Available data>

########################################

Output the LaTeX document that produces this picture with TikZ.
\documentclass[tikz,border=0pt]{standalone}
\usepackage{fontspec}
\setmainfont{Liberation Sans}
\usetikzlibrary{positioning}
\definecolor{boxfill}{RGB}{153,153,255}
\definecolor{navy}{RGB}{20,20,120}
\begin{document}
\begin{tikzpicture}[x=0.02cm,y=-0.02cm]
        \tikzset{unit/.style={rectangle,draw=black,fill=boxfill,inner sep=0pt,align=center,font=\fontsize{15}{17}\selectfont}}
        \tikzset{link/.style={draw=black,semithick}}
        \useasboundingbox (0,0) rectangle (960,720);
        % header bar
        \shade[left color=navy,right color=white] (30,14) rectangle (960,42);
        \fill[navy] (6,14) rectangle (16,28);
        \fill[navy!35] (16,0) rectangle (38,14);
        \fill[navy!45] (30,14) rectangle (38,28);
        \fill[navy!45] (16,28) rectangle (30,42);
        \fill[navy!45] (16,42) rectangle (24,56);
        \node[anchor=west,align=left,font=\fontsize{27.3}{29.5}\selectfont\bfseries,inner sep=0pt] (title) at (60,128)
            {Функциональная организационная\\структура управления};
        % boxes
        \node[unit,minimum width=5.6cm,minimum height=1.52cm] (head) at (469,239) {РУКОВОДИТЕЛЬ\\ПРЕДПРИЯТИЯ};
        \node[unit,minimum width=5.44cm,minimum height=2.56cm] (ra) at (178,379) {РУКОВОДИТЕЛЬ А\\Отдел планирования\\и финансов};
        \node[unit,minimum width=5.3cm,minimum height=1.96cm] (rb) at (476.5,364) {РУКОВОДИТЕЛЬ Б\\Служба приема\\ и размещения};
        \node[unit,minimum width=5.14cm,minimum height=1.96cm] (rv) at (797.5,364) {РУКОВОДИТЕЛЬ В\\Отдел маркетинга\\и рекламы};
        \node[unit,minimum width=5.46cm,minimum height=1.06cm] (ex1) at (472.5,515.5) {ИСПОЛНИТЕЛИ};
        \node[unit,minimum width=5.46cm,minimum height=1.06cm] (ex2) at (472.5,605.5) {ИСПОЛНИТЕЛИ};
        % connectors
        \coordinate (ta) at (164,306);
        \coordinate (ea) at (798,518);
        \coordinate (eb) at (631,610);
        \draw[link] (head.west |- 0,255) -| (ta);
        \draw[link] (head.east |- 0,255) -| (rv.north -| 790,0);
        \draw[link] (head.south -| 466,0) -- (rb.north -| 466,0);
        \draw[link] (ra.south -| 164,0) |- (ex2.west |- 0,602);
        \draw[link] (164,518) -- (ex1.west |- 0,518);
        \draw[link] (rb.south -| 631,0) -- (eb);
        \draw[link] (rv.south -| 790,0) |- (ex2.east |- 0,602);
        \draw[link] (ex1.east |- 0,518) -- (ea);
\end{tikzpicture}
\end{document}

########################################

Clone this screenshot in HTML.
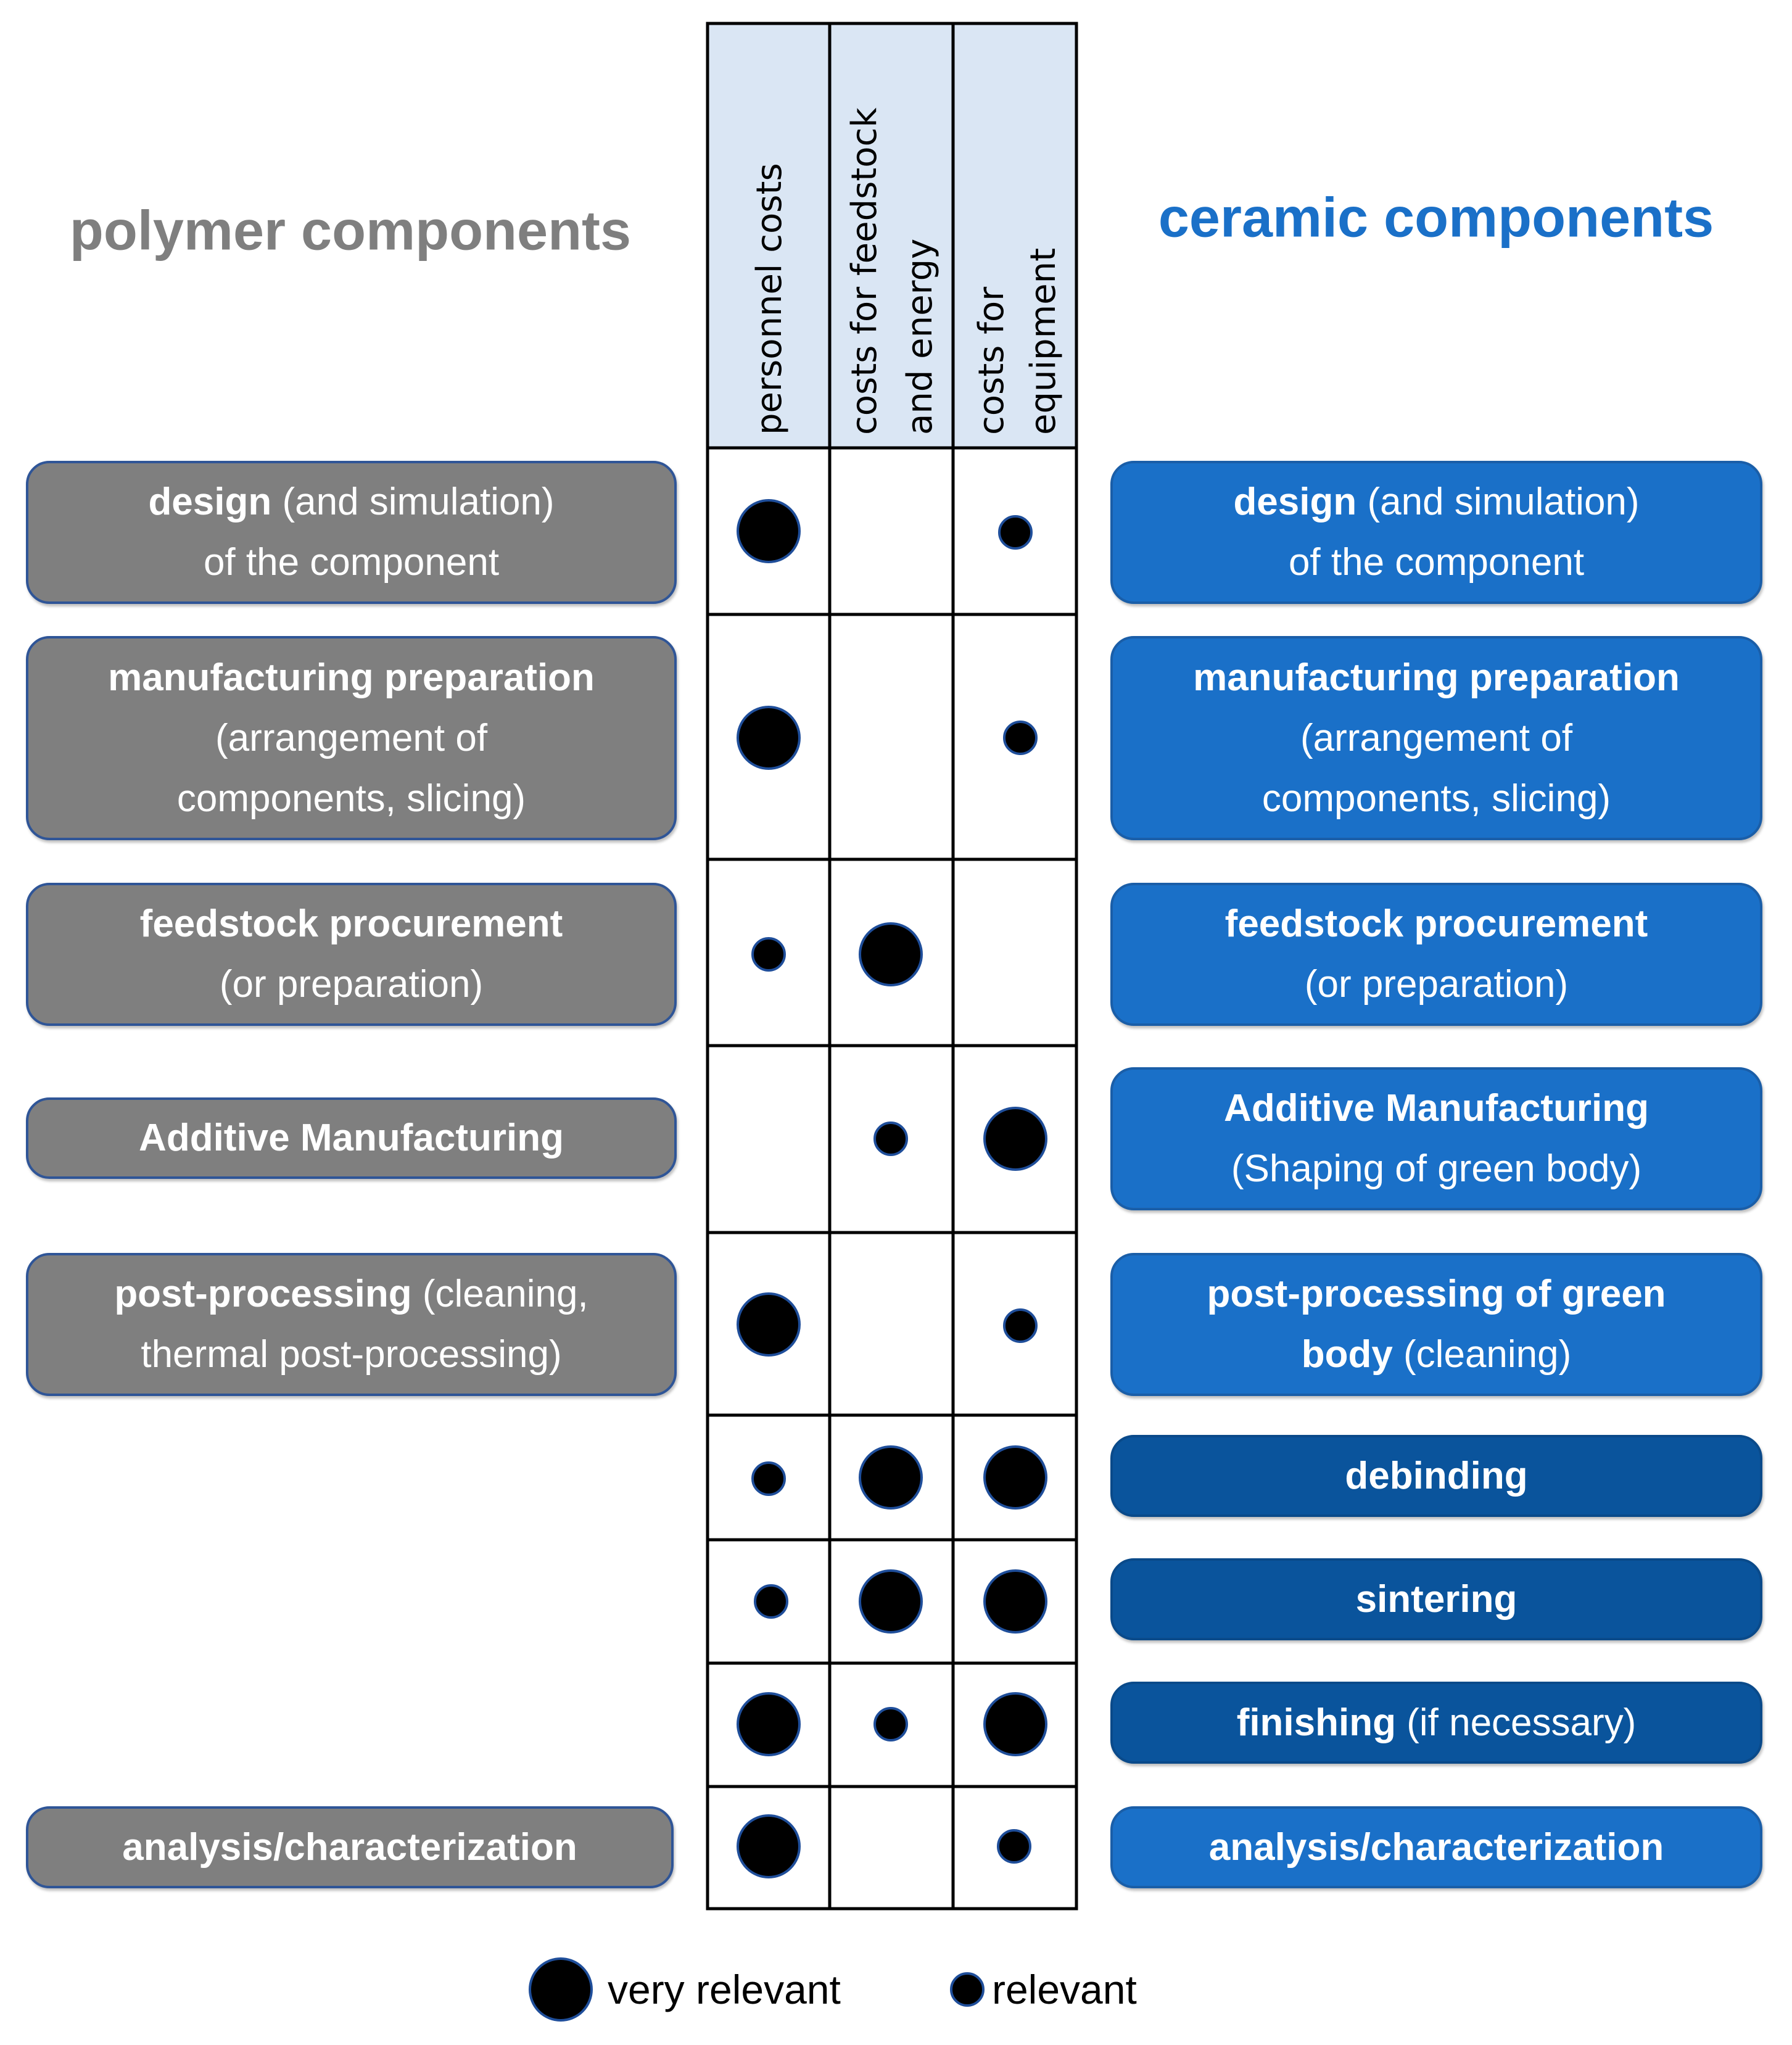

########################################

What the task requires>
Scan the data for the word "this" and copy every line where it shows up.

Exercise result>
Output the LaTeX document that produces this picture with TikZ.
Clone this screenshot in HTML.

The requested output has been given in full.